Appoggio politico internazionale

A rendere irresistibile il "pacchetto" offerto da Pechino – e a differenziare la strategia cinese da quella occidentale di taglio "colonialista" –, è la garanzia di ricevere copertura nel corso delle assemblee del Consiglio di Sicurezza dell'Onu. È accaduto lo scorso anno, quando il delegato cinese ha fatto in modo di proteggere il potere del sudanese al-Bashir, responsabile dei terribili massacri in Darfur. Scene simili qualche settimana fa, quando la Cina ha fatto valere il proprio diritto di veto per benedire il ballottaggio che ha ribaltato le elezioni politiche in Zimbawe, confermando per il 28esimo anno consecutivo al potere il regime di Mugabe.

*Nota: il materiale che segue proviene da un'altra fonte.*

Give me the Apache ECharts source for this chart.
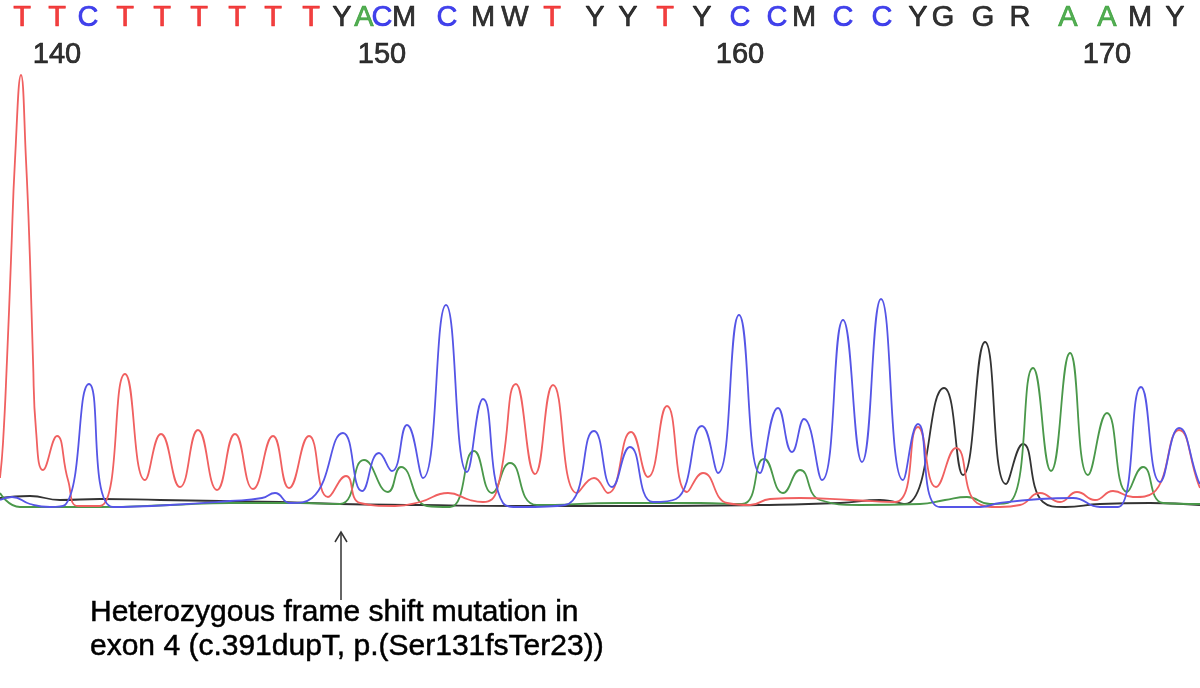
<!DOCTYPE html>
<html><head><meta charset="utf-8">
<script src="https://cdn.jsdelivr.net/npm/echarts@6/dist/echarts.min.js"></script>
<style>html,body{margin:0;padding:0;background:#fff}#c{width:1200px;height:688px}</style>
</head><body><div id="c"></div>
<script>
// Base calls along the top and the scan position where each was called
const bases = ['T','T','C','T','T','T','T','T','T','Y','A','C','M','C','M','W','T','Y','Y','T','Y','C','C','M','C','C','Y','G','G','R','A','A','M','Y'];
const baseScan = [22,57,88,125,162,199,237,273,311,342,364,382,404,447,483,515,552,595,628,665,702,740,777,804,843,882,918,943,983,1020,1068,1107,1140,1175];
const firstPosition = 139;
const positionStep = 10;

// Trace channels: [scan, signal]
const traceT = [[0,32],[3,67],[7,150],[11,250],[15,350],[21,435],[26,350],[30,250],[33,150],[36,80],[43,40],[57,74],[68,30],[78,4],[100,4],[125,136],[145,30],[161,76],[180,23],[198,80],[217,20],[235,76],[253,21],[273,74],[289,22],[309,74],[328,13],[346,34],[360,7],[395,4],[420,8],[448,17],[470,10],[483,8],[497,20],[516,126],[535,36],[553,125],[577,17],[594,32],[608,17],[631,78],[648,33],[667,104],[687,18],[703,37],[727,7],[750,5],[770,11],[800,12],[850,10],[895,8],[918,83],[936,23],[956,62],[977,7],[1000,3],[1020,5],[1040,17],[1060,8],[1077,18],[1095,10],[1113,19],[1133,13],[1153,17],[1179,80],[1198,27],[1200,22]];
const traceC = [[0,10],[12,13],[30,6],[50,3],[65,5],[89,126],[113,3],[170,5],[230,9],[262,12],[275,17],[290,7],[312,12],[343,77],[362,19],[379,57],[392,39],[407,85],[423,32],[446,205],[467,38],[483,111],[503,7],[520,3],[565,5],[594,79],[612,23],[630,63],[653,8],[676,11],[702,84],[718,37],[739,195],[760,37],[778,102],[792,58],[804,91],[822,30],[843,190],[862,48],[881,211],[903,30],[918,86],[940,3],[980,3],[1000,7],[1040,11],[1073,12],[1100,3],[1118,3],[1141,123],[1160,28],[1179,82],[1198,30],[1200,26]];
const traceA = [[0,17],[20,3],[100,3],[170,5],[230,7],[300,7],[340,6],[364,50],[388,18],[401,43],[427,4],[450,3],[474,59],[492,17],[510,47],[537,5],[620,7],[700,7],[742,6],[764,51],[783,17],[800,40],[820,10],[860,5],[920,6],[945,10],[967,13],[990,6],[1010,8],[1033,142],[1051,39],[1070,157],[1088,35],[1107,97],[1127,18],[1143,43],[1163,7],[1200,6]];
const traceG = [[0,12],[30,14],[60,10],[100,11],[160,10],[220,9],[280,8],[340,6],[420,5],[520,4],[640,4],[760,5],[840,7],[880,10],[905,6],[944,122],[963,35],[985,168],[1006,26],[1023,66],[1043,8],[1065,3],[1100,6],[1150,7],[1200,5]];

const noteLines = ['Heterozygous frame shift mutation in', 'exon 4 (c.391dupT, p.(Ser131fsTer23))'];
const mutationScan = 341;

const baseColor = {T:'#ee1111', C:'#1414e6', A:'#2a9a2a'};
const FONT = '"Liberation Sans", Arial, sans-serif';

const baseData = bases.map((b, i) => {
  const col = baseColor[b] || '#000';
  return {value: [baseScan[i], 1], name: b, label: {color: col, textBorderColor: col}};
});
const posData = [];
bases.forEach((b, i) => {
  const p = firstPosition + i;
  if (p % positionStep === 0) posData.push({value: [baseScan[i], 0], name: String(p)});
});

function trace(data, color, name) {
  return {
    type: 'line', name, data, xAxisIndex: 0, yAxisIndex: 0,
    showSymbol: false, smooth: 0.5, clip: false, silent: true,
    lineStyle: {color, width: 1.8}, animation: false
  };
}

const chart = echarts.init(document.getElementById('c'), null, {renderer: 'canvas'});
chart.setOption({
  backgroundColor: '#fff',
  animation: false,
  grid: [
    {left: 0, right: 0, top: 60, height: 450},
    {left: 0, right: 0, top: 18, height: 37}
  ],
  xAxis: [
    {type: 'value', min: 0, max: 1200, show: false, gridIndex: 0},
    {type: 'value', min: 0, max: 1200, show: false, gridIndex: 1}
  ],
  yAxis: [
    {type: 'value', min: 0, max: 450, show: false, gridIndex: 0},
    {type: 'value', min: 0, max: 1, show: false, gridIndex: 1}
  ],
  series: [
    trace(traceG, '#333333', 'G'),
    trace(traceA, '#4a984a', 'A'),
    trace(traceT, '#f06060', 'T'),
    trace(traceC, '#5555e6', 'C'),
    {
      type: 'scatter', xAxisIndex: 1, yAxisIndex: 1, data: baseData, clip: false, silent: true,
      symbolSize: 1, itemStyle: {color: 'rgba(0,0,0,0)'},
      label: {show: true, position: 'inside', formatter: p => p.name, fontSize: 29, fontFamily: FONT, textBorderWidth: 0.7}
    },
    {
      type: 'scatter', xAxisIndex: 1, yAxisIndex: 1, data: posData, clip: false, silent: true,
      symbolSize: 1, itemStyle: {color: 'rgba(0,0,0,0)'},
      label: {show: true, position: 'inside', formatter: p => p.name, fontSize: 29, fontFamily: FONT, color: '#000', textBorderColor: '#000', textBorderWidth: 0.7}
    }
  ]
});

const ax = chart.convertToPixel({xAxisIndex: 0}, mutationScan);
chart.setOption({
  graphic: [
    {type: 'line', shape: {x1: ax, y1: 600, x2: ax, y2: 533}, style: {stroke: '#333', lineWidth: 1.5}},
    {type: 'polyline', shape: {points: [[ax - 6, 542], [ax, 532], [ax + 6, 542]]}, style: {stroke: '#333', lineWidth: 1.5, fill: null}},
    {type: 'text', x: 90, y: 596, style: {text: noteLines.join('\n'), font: '30px ' + FONT, fill: '#000', stroke: '#000', lineWidth: 0.5, lineHeight: 34, textVerticalAlign: 'top'}}
  ]
});
</script>
</body></html>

Meglio l'instabilità politica

Se da un lato l'Onu e le potenze occidentali soffrono lo strapotere di Pechino, alcuni segnali di insofferenza giungono proprio dall'Africa. Il caso più eclatante si è verificato lo scorso aprile, alla vigilia delle elezioni in Zimbawe, quando un carico di armi cinesi che avrebbe dovuto attraccare in Sudafrica fu respinto a causa della mobilitazione del sindacato degli scaricatori di porto. Il cargo "An Yue Jiang" di proprietà della Cosco di Pechino – contenente 3 milioni di munizioni per fucili d'assalto Ak 47, 1'500 granate per lanciarazzi e 600 fusti di mortaio con 3 mila proiettili – tentò invano altri attracchi, fino a rientrare in patria. Sebbene si ritenga che le armi siano comunque arrivate al destinatario (l'esercito di Mugabe), il segnale giunto dal Sudafrica è alquanto indicativo. Da un lato, dimostra come i Paesi africani meglio strutturati desiderino ridimensionare l'influenza cinese in Africa, dall'altro, testimonia la necessità per Pechino di puntare sui Paesi meno stabili bisognosi di un amico potente, per continuare a spuntare condizioni favorevoli, in cambio di armi e, ovviamente, di appoggio internazionale. 

La sicurezza alimentare

Dopo l'allarme scattato ad inizio 2008, quando India, Thailandia e Vietnam imposero il contingentamento delle loro esportazioni di riso, Pechino ha deciso di velocizzare la caccia a nuovi terreni coltivabili, necessari per assicurarsi sufficienti scorte alimentari per il futuro. Sebbene il Dragone sia il primo produttore mondiale di grano, riso, patate e beni ortofrutticoli, basta prendere in rassegna alcuni dati per farsi un'idea del problema: in Cina vive il 20 per cento della popolazione mondiale, ma il Paese dispone appena del 9 per cento delle terre coltivabili; ha l'8 per cento delle riserve idriche; il boom economico e il conseguente benessere ha proiettato in alto i consumi di carne pro capite, più che raddoppiati dal 1985 ad oggi, provocando l'inevitabile innalzamento dei prezzi e crescenti difficoltà di allevamento. Incapace di rendersi autonoma, la Cina deve correre ai ripari, e puntare in fretta sulla sicurezza alimentare, prima che la spirale speculativa ormai in atto porti ad un eccessivo rialzo dei prezzi creando pericolose dipendenze per il Regno di Mezzo. Per rimediare, Pechino sta spronando le grandi società agro-alimentari all'acquisizione di terreni coltivabili in tutto il mondo, garantendo anche in questo caso pieno sostegno finanziario e diplomatico per superare le resistenze dei governi stranieri.